**SET EXERCISE:**
Go through the material and write it all out exactly, minus the pictures.

***** AVAILABLE DATA

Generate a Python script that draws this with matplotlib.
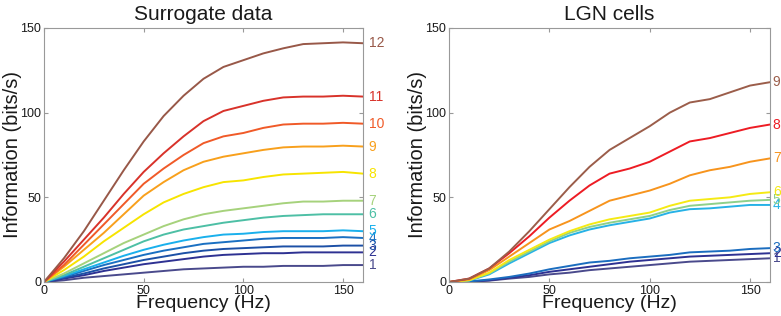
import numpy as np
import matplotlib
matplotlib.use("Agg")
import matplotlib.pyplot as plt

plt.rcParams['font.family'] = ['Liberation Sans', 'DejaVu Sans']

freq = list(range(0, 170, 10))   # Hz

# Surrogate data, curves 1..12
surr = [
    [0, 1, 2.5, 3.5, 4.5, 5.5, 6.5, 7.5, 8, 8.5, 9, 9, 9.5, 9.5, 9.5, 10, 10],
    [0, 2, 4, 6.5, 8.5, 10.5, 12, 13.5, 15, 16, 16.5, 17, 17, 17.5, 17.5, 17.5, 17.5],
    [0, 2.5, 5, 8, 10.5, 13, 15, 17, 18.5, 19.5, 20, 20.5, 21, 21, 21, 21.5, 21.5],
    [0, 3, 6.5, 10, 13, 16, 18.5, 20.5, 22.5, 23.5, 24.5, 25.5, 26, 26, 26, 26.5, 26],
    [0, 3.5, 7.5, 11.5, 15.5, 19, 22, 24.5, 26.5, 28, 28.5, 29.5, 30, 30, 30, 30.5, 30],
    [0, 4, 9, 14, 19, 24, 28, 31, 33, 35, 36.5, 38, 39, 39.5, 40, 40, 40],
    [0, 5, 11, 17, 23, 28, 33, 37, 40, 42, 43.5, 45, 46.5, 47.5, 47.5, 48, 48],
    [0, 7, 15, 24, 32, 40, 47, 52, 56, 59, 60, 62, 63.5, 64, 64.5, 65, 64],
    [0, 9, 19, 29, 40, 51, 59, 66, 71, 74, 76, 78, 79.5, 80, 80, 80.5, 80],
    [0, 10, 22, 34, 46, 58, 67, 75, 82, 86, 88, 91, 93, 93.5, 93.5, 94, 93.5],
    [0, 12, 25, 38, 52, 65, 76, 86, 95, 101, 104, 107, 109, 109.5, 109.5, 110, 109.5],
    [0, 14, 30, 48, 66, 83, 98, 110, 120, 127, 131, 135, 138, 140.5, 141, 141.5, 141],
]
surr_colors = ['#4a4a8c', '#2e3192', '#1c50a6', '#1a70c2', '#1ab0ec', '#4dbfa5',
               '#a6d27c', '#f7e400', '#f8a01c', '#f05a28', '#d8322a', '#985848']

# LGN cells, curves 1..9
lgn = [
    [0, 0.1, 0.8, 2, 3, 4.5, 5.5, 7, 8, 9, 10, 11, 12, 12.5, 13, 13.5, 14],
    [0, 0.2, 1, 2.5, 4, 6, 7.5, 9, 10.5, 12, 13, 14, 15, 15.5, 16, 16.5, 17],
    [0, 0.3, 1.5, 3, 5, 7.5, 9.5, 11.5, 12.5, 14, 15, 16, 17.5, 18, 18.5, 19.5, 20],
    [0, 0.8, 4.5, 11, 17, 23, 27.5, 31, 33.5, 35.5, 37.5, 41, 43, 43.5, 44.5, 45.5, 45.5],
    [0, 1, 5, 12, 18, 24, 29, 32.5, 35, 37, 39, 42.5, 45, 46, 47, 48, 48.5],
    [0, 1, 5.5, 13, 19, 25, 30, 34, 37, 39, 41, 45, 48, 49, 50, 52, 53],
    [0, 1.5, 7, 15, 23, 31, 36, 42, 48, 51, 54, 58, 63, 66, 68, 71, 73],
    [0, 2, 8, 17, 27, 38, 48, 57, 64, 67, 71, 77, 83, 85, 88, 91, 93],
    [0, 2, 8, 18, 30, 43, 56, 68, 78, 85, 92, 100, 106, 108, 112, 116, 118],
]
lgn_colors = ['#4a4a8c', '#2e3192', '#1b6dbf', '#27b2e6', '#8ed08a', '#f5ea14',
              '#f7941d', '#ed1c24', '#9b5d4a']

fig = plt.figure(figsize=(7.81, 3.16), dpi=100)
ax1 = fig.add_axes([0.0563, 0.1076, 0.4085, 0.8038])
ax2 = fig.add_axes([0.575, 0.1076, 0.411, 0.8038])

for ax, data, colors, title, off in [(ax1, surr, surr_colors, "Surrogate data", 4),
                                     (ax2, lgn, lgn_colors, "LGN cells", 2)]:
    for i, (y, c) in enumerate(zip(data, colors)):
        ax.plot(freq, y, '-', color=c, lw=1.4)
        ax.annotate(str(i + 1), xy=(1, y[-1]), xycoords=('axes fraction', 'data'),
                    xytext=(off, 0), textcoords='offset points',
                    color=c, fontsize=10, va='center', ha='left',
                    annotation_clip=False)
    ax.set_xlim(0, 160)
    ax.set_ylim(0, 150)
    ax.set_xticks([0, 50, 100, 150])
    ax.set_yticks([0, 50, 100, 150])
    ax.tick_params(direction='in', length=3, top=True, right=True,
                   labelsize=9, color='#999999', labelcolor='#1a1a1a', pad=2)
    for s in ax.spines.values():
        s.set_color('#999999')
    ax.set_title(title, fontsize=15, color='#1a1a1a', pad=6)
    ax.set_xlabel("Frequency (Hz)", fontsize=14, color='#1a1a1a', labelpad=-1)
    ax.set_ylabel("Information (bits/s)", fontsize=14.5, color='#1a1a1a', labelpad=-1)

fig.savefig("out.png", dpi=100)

**********

**TASK SOLUTION:**
Generate a Python script that draws this with matplotlib.
import numpy as np
import matplotlib
matplotlib.use("Agg")
import matplotlib.pyplot as plt

plt.rcParams['font.family'] = ['Liberation Sans', 'DejaVu Sans']

freq = list(range(0, 170, 10))   # Hz

# Surrogate data, curves 1..12
surr = [
    [0, 1, 2.5, 3.5, 4.5, 5.5, 6.5, 7.5, 8, 8.5, 9, 9, 9.5, 9.5, 9.5, 10, 10],
    [0, 2, 4, 6.5, 8.5, 10.5, 12, 13.5, 15, 16, 16.5, 17, 17, 17.5, 17.5, 17.5, 17.5],
    [0, 2.5, 5, 8, 10.5, 13, 15, 17, 18.5, 19.5, 20, 20.5, 21, 21, 21, 21.5, 21.5],
    [0, 3, 6.5, 10, 13, 16, 18.5, 20.5, 22.5, 23.5, 24.5, 25.5, 26, 26, 26, 26.5, 26],
    [0, 3.5, 7.5, 11.5, 15.5, 19, 22, 24.5, 26.5, 28, 28.5, 29.5, 30, 30, 30, 30.5, 30],
    [0, 4, 9, 14, 19, 24, 28, 31, 33, 35, 36.5, 38, 39, 39.5, 40, 40, 40],
    [0, 5, 11, 17, 23, 28, 33, 37, 40, 42, 43.5, 45, 46.5, 47.5, 47.5, 48, 48],
    [0, 7, 15, 24, 32, 40, 47, 52, 56, 59, 60, 62, 63.5, 64, 64.5, 65, 64],
    [0, 9, 19, 29, 40, 51, 59, 66, 71, 74, 76, 78, 79.5, 80, 80, 80.5, 80],
    [0, 10, 22, 34, 46, 58, 67, 75, 82, 86, 88, 91, 93, 93.5, 93.5, 94, 93.5],
    [0, 12, 25, 38, 52, 65, 76, 86, 95, 101, 104, 107, 109, 109.5, 109.5, 110, 109.5],
    [0, 14, 30, 48, 66, 83, 98, 110, 120, 127, 131, 135, 138, 140.5, 141, 141.5, 141],
]
surr_colors = ['#4a4a8c', '#2e3192', '#1c50a6', '#1a70c2', '#1ab0ec', '#4dbfa5',
               '#a6d27c', '#f7e400', '#f8a01c', '#f05a28', '#d8322a', '#985848']

# LGN cells, curves 1..9
lgn = [
    [0, 0.1, 0.8, 2, 3, 4.5, 5.5, 7, 8, 9, 10, 11, 12, 12.5, 13, 13.5, 14],
    [0, 0.2, 1, 2.5, 4, 6, 7.5, 9, 10.5, 12, 13, 14, 15, 15.5, 16, 16.5, 17],
    [0, 0.3, 1.5, 3, 5, 7.5, 9.5, 11.5, 12.5, 14, 15, 16, 17.5, 18, 18.5, 19.5, 20],
    [0, 0.8, 4.5, 11, 17, 23, 27.5, 31, 33.5, 35.5, 37.5, 41, 43, 43.5, 44.5, 45.5, 45.5],
    [0, 1, 5, 12, 18, 24, 29, 32.5, 35, 37, 39, 42.5, 45, 46, 47, 48, 48.5],
    [0, 1, 5.5, 13, 19, 25, 30, 34, 37, 39, 41, 45, 48, 49, 50, 52, 53],
    [0, 1.5, 7, 15, 23, 31, 36, 42, 48, 51, 54, 58, 63, 66, 68, 71, 73],
    [0, 2, 8, 17, 27, 38, 48, 57, 64, 67, 71, 77, 83, 85, 88, 91, 93],
    [0, 2, 8, 18, 30, 43, 56, 68, 78, 85, 92, 100, 106, 108, 112, 116, 118],
]
lgn_colors = ['#4a4a8c', '#2e3192', '#1b6dbf', '#27b2e6', '#8ed08a', '#f5ea14',
              '#f7941d', '#ed1c24', '#9b5d4a']

fig = plt.figure(figsize=(7.81, 3.16), dpi=100)
ax1 = fig.add_axes([0.0563, 0.1076, 0.4085, 0.8038])
ax2 = fig.add_axes([0.575, 0.1076, 0.411, 0.8038])

for ax, data, colors, title, off in [(ax1, surr, surr_colors, "Surrogate data", 4),
                                     (ax2, lgn, lgn_colors, "LGN cells", 2)]:
    for i, (y, c) in enumerate(zip(data, colors)):
        ax.plot(freq, y, '-', color=c, lw=1.4)
        ax.annotate(str(i + 1), xy=(1, y[-1]), xycoords=('axes fraction', 'data'),
                    xytext=(off, 0), textcoords='offset points',
                    color=c, fontsize=10, va='center', ha='left',
                    annotation_clip=False)
    ax.set_xlim(0, 160)
    ax.set_ylim(0, 150)
    ax.set_xticks([0, 50, 100, 150])
    ax.set_yticks([0, 50, 100, 150])
    ax.tick_params(direction='in', length=3, top=True, right=True,
                   labelsize=9, color='#999999', labelcolor='#1a1a1a', pad=2)
    for s in ax.spines.values():
        s.set_color('#999999')
    ax.set_title(title, fontsize=15, color='#1a1a1a', pad=6)
    ax.set_xlabel("Frequency (Hz)", fontsize=14, color='#1a1a1a', labelpad=-1)
    ax.set_ylabel("Information (bits/s)", fontsize=14.5, color='#1a1a1a', labelpad=-1)

fig.savefig("out.png", dpi=100)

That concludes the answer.